Stated task: Each line of the material must be repeated precisely, with the pictures left out.

Dataset excerpt:
-------

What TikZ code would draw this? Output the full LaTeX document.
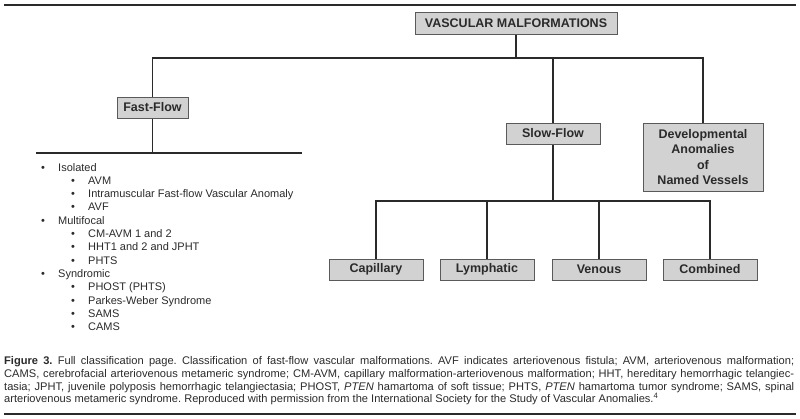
\documentclass[tikz,border=0pt]{standalone}
\usepackage{fontspec}
\setmainfont{Liberation Sans}
\definecolor{boxgray}{HTML}{D2D2D2}
\definecolor{edgegray}{HTML}{5A5A5A}
\definecolor{inkgray}{HTML}{2A2A2A}
\tikzset{
  classbox/.style={draw=edgegray, fill=boxgray, line width=1pt, inner sep=0pt,
    minimum height=21pt, align=center, text=inkgray,
    font=\fontsize{12.5}{15.3}\selectfont\bfseries},
  branch/.style={draw=inkgray, line width=1.4pt},
  listitem/.style={anchor=base west, inner sep=0pt, text=inkgray,
    font=\fontsize{11}{13}\selectfont},
}
\begin{document}
\begin{tikzpicture}[x=1pt, y=-1pt]
  \useasboundingbox (0,0) rectangle (800,418);
  \draw[line width=1.3pt, inkgray] (4,5) -- (796,5);

  % classification boxes
  \node[classbox, minimum width=202pt, minimum height=22pt] (vm) at (516,23) {VASCULAR MALFORMATIONS};
  \node[classbox, minimum width=71pt] (fast) at (152.5,107.5) {Fast-Flow};
  \node[classbox, minimum width=94pt] (slow) at (553,133.5) {Slow-Flow};
  \node[classbox, minimum width=120pt, minimum height=68pt] (dev) at (703,157) {Developmental\\Anomalies\\of\\Named Vessels};
  \node[classbox, minimum width=94pt] (cap) at (376,269.5) {Capillary};
  \node[classbox, minimum width=94pt] (lym) at (487,269.5) {Lymphatic};
  \node[classbox, minimum width=94pt] (ven) at (599,269.5) {Venous};
  \node[classbox, minimum width=94pt] (comb) at (710,269.5) {Combined};

  % connectors
  \coordinate (topbus) at (516,58);
  \draw[branch] (vm.south) -- (topbus);
  \draw[branch] (topbus) -| (fast.north);
  \draw[branch] (topbus) -| (slow.north);
  \draw[branch] (topbus) -| (dev.north);

  \coordinate (fastfoot) at (152.5,153);
  \coordinate (fastleft) at (36,153);
  \coordinate (fastright) at (302,153);
  \draw[branch] (fast.south) -- (fastfoot);
  \draw[branch] (fastleft) -- (fastright);

  \coordinate (slowbus) at (553,201);
  \draw[branch] (slow.south) -- (slowbus);
  \draw[branch] (slowbus) -| (cap.north);
  \draw[branch] (slowbus) -| (lym.north);
  \draw[branch] (slowbus) -| (ven.north);
  \draw[branch] (slowbus) -| (comb.north);

  % fast-flow list
  \foreach \lvl/\txt [count=\i] in {1/Isolated, 2/AVM, 2/Intramuscular Fast-flow Vascular Anomaly, 2/AVF,
      1/Multifocal, 2/CM-AVM 1 and 2, 2/HHT1 and 2 and JPHT, 2/PHTS,
      1/Syndromic, 2/PHOST (PHTS), 2/Parkes-Weber Syndrome, 2/SAMS, 2/CAMS}
  {
    \pgfmathsetmacro\by{171+(\i-1)*13.33}
    \pgfmathsetmacro\bx{\lvl==1 ? 41 : 71}
    \node[listitem] (dot\i) at (\bx,\by) {\textbullet};
    \node[listitem] (item\i) at (\bx+17,\by) {\txt};
  }

  % caption
  \node[anchor=north west, inner sep=0pt, text width=790pt, align=justify, text=inkgray,
    font=\fontsize{11.1}{12.7}\selectfont\frenchspacing] (caption) at (4,356.5)
  {\textbf{Figure 3.} Full classification page. Classification of fast-flow vascular malformations. AVF indicates arteriovenous fistula; AVM, arteriovenous malformation;\linebreak
  CAMS, cerebrofacial arteriovenous metameric syndrome; CM-AVM, capillary malformation-arteriovenous malformation; HHT, hereditary hemorrhagic telangiec-\linebreak
  tasia; JPHT, juvenile polyposis hemorrhagic telangiectasia; PHOST, \textit{PTEN} hamartoma of soft tissue; PHTS, \textit{PTEN} hamartoma tumor syndrome; SAMS, spinal\linebreak
  arteriovenous metameric syndrome. Reproduced with permission from the International Society for the Study of Vascular Anomalies.\textsuperscript{4}};
  \draw[line width=1.5pt, inkgray] (4,414) -- (796,414);
\end{tikzpicture}
\end{document}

-------

Correct answer:
What TikZ code would draw this? Output the full LaTeX document.
\documentclass[tikz,border=0pt]{standalone}
\usepackage{fontspec}
\setmainfont{Liberation Sans}
\definecolor{boxgray}{HTML}{D2D2D2}
\definecolor{edgegray}{HTML}{5A5A5A}
\definecolor{inkgray}{HTML}{2A2A2A}
\tikzset{
  classbox/.style={draw=edgegray, fill=boxgray, line width=1pt, inner sep=0pt,
    minimum height=21pt, align=center, text=inkgray,
    font=\fontsize{12.5}{15.3}\selectfont\bfseries},
  branch/.style={draw=inkgray, line width=1.4pt},
  listitem/.style={anchor=base west, inner sep=0pt, text=inkgray,
    font=\fontsize{11}{13}\selectfont},
}
\begin{document}
\begin{tikzpicture}[x=1pt, y=-1pt]
  \useasboundingbox (0,0) rectangle (800,418);
  \draw[line width=1.3pt, inkgray] (4,5) -- (796,5);

  % classification boxes
  \node[classbox, minimum width=202pt, minimum height=22pt] (vm) at (516,23) {VASCULAR MALFORMATIONS};
  \node[classbox, minimum width=71pt] (fast) at (152.5,107.5) {Fast-Flow};
  \node[classbox, minimum width=94pt] (slow) at (553,133.5) {Slow-Flow};
  \node[classbox, minimum width=120pt, minimum height=68pt] (dev) at (703,157) {Developmental\\Anomalies\\of\\Named Vessels};
  \node[classbox, minimum width=94pt] (cap) at (376,269.5) {Capillary};
  \node[classbox, minimum width=94pt] (lym) at (487,269.5) {Lymphatic};
  \node[classbox, minimum width=94pt] (ven) at (599,269.5) {Venous};
  \node[classbox, minimum width=94pt] (comb) at (710,269.5) {Combined};

  % connectors
  \coordinate (topbus) at (516,58);
  \draw[branch] (vm.south) -- (topbus);
  \draw[branch] (topbus) -| (fast.north);
  \draw[branch] (topbus) -| (slow.north);
  \draw[branch] (topbus) -| (dev.north);

  \coordinate (fastfoot) at (152.5,153);
  \coordinate (fastleft) at (36,153);
  \coordinate (fastright) at (302,153);
  \draw[branch] (fast.south) -- (fastfoot);
  \draw[branch] (fastleft) -- (fastright);

  \coordinate (slowbus) at (553,201);
  \draw[branch] (slow.south) -- (slowbus);
  \draw[branch] (slowbus) -| (cap.north);
  \draw[branch] (slowbus) -| (lym.north);
  \draw[branch] (slowbus) -| (ven.north);
  \draw[branch] (slowbus) -| (comb.north);

  % fast-flow list
  \foreach \lvl/\txt [count=\i] in {1/Isolated, 2/AVM, 2/Intramuscular Fast-flow Vascular Anomaly, 2/AVF,
      1/Multifocal, 2/CM-AVM 1 and 2, 2/HHT1 and 2 and JPHT, 2/PHTS,
      1/Syndromic, 2/PHOST (PHTS), 2/Parkes-Weber Syndrome, 2/SAMS, 2/CAMS}
  {
    \pgfmathsetmacro\by{171+(\i-1)*13.33}
    \pgfmathsetmacro\bx{\lvl==1 ? 41 : 71}
    \node[listitem] (dot\i) at (\bx,\by) {\textbullet};
    \node[listitem] (item\i) at (\bx+17,\by) {\txt};
  }

  % caption
  \node[anchor=north west, inner sep=0pt, text width=790pt, align=justify, text=inkgray,
    font=\fontsize{11.1}{12.7}\selectfont\frenchspacing] (caption) at (4,356.5)
  {\textbf{Figure 3.} Full classification page. Classification of fast-flow vascular malformations. AVF indicates arteriovenous fistula; AVM, arteriovenous malformation;\linebreak
  CAMS, cerebrofacial arteriovenous metameric syndrome; CM-AVM, capillary malformation-arteriovenous malformation; HHT, hereditary hemorrhagic telangiec-\linebreak
  tasia; JPHT, juvenile polyposis hemorrhagic telangiectasia; PHOST, \textit{PTEN} hamartoma of soft tissue; PHTS, \textit{PTEN} hamartoma tumor syndrome; SAMS, spinal\linebreak
  arteriovenous metameric syndrome. Reproduced with permission from the International Society for the Study of Vascular Anomalies.\textsuperscript{4}};
  \draw[line width=1.5pt, inkgray] (4,414) -- (796,414);
\end{tikzpicture}
\end{document}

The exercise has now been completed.